• _TASK STATEMENT_:
Quote the whole listing exactly. Leave the pictures out of your copy.

## start

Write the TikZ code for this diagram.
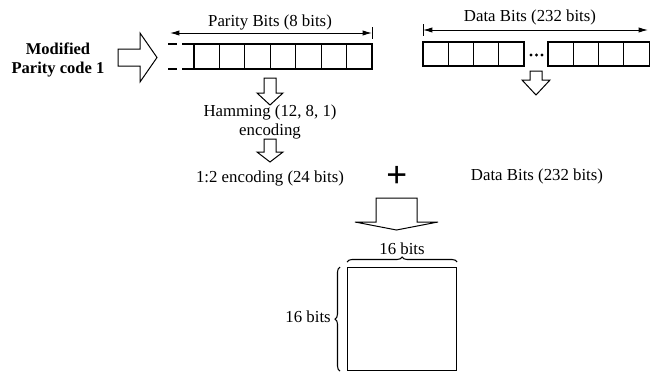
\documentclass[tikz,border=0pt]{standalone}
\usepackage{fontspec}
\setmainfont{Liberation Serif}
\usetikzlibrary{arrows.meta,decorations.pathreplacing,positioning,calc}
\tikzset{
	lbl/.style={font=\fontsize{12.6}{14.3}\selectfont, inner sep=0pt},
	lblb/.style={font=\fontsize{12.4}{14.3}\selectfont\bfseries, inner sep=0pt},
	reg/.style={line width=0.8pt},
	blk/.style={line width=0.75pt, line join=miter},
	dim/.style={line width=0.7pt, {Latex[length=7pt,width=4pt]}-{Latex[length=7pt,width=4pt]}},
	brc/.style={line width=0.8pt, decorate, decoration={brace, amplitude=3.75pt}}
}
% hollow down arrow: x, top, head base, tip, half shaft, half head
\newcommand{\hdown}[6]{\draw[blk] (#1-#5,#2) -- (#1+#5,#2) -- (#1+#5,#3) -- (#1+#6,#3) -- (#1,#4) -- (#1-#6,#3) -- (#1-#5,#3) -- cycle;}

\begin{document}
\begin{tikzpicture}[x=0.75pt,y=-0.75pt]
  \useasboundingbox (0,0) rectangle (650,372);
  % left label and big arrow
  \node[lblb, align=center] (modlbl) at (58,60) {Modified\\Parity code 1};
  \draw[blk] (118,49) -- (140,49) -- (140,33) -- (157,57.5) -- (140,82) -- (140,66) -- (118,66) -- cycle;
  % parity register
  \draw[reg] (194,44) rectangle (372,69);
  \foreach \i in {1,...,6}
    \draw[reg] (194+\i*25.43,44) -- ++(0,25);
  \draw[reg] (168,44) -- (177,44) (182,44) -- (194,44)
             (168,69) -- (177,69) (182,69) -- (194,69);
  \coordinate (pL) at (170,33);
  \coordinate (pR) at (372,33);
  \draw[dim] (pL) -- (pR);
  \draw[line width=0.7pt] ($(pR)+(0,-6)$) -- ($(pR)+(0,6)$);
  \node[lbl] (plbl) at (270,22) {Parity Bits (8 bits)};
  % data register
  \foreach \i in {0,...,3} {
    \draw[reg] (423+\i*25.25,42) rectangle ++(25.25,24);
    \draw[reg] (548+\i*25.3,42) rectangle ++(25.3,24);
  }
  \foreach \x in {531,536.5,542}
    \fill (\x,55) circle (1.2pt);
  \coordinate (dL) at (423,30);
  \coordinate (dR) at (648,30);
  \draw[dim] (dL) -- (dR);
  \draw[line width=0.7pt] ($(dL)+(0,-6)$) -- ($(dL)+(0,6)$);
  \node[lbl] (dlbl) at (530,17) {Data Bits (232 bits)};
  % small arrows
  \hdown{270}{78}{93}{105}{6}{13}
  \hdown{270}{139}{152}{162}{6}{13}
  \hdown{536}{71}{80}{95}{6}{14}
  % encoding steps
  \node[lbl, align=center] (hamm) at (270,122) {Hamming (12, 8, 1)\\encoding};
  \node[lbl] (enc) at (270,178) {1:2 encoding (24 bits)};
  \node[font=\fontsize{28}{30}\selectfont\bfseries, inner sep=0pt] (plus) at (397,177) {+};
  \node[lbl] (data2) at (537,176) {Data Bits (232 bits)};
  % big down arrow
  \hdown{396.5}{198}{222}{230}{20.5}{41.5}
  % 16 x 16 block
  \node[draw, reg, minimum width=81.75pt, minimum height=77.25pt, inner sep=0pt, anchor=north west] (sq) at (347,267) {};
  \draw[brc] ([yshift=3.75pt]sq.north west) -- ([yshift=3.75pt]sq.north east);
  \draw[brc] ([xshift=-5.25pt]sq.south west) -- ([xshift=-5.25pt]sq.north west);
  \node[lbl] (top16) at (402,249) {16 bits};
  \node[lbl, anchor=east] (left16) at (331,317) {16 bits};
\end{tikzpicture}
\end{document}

## end

• _RESPONSE_:
Write the TikZ code for this diagram.
\documentclass[tikz,border=0pt]{standalone}
\usepackage{fontspec}
\setmainfont{Liberation Serif}
\usetikzlibrary{arrows.meta,decorations.pathreplacing,positioning,calc}
\tikzset{
	lbl/.style={font=\fontsize{12.6}{14.3}\selectfont, inner sep=0pt},
	lblb/.style={font=\fontsize{12.4}{14.3}\selectfont\bfseries, inner sep=0pt},
	reg/.style={line width=0.8pt},
	blk/.style={line width=0.75pt, line join=miter},
	dim/.style={line width=0.7pt, {Latex[length=7pt,width=4pt]}-{Latex[length=7pt,width=4pt]}},
	brc/.style={line width=0.8pt, decorate, decoration={brace, amplitude=3.75pt}}
}
% hollow down arrow: x, top, head base, tip, half shaft, half head
\newcommand{\hdown}[6]{\draw[blk] (#1-#5,#2) -- (#1+#5,#2) -- (#1+#5,#3) -- (#1+#6,#3) -- (#1,#4) -- (#1-#6,#3) -- (#1-#5,#3) -- cycle;}

\begin{document}
\begin{tikzpicture}[x=0.75pt,y=-0.75pt]
  \useasboundingbox (0,0) rectangle (650,372);
  % left label and big arrow
  \node[lblb, align=center] (modlbl) at (58,60) {Modified\\Parity code 1};
  \draw[blk] (118,49) -- (140,49) -- (140,33) -- (157,57.5) -- (140,82) -- (140,66) -- (118,66) -- cycle;
  % parity register
  \draw[reg] (194,44) rectangle (372,69);
  \foreach \i in {1,...,6}
    \draw[reg] (194+\i*25.43,44) -- ++(0,25);
  \draw[reg] (168,44) -- (177,44) (182,44) -- (194,44)
             (168,69) -- (177,69) (182,69) -- (194,69);
  \coordinate (pL) at (170,33);
  \coordinate (pR) at (372,33);
  \draw[dim] (pL) -- (pR);
  \draw[line width=0.7pt] ($(pR)+(0,-6)$) -- ($(pR)+(0,6)$);
  \node[lbl] (plbl) at (270,22) {Parity Bits (8 bits)};
  % data register
  \foreach \i in {0,...,3} {
    \draw[reg] (423+\i*25.25,42) rectangle ++(25.25,24);
    \draw[reg] (548+\i*25.3,42) rectangle ++(25.3,24);
  }
  \foreach \x in {531,536.5,542}
    \fill (\x,55) circle (1.2pt);
  \coordinate (dL) at (423,30);
  \coordinate (dR) at (648,30);
  \draw[dim] (dL) -- (dR);
  \draw[line width=0.7pt] ($(dL)+(0,-6)$) -- ($(dL)+(0,6)$);
  \node[lbl] (dlbl) at (530,17) {Data Bits (232 bits)};
  % small arrows
  \hdown{270}{78}{93}{105}{6}{13}
  \hdown{270}{139}{152}{162}{6}{13}
  \hdown{536}{71}{80}{95}{6}{14}
  % encoding steps
  \node[lbl, align=center] (hamm) at (270,122) {Hamming (12, 8, 1)\\encoding};
  \node[lbl] (enc) at (270,178) {1:2 encoding (24 bits)};
  \node[font=\fontsize{28}{30}\selectfont\bfseries, inner sep=0pt] (plus) at (397,177) {+};
  \node[lbl] (data2) at (537,176) {Data Bits (232 bits)};
  % big down arrow
  \hdown{396.5}{198}{222}{230}{20.5}{41.5}
  % 16 x 16 block
  \node[draw, reg, minimum width=81.75pt, minimum height=77.25pt, inner sep=0pt, anchor=north west] (sq) at (347,267) {};
  \draw[brc] ([yshift=3.75pt]sq.north west) -- ([yshift=3.75pt]sq.north east);
  \draw[brc] ([xshift=-5.25pt]sq.south west) -- ([xshift=-5.25pt]sq.north west);
  \node[lbl] (top16) at (402,249) {16 bits};
  \node[lbl, anchor=east] (left16) at (331,317) {16 bits};
\end{tikzpicture}
\end{document}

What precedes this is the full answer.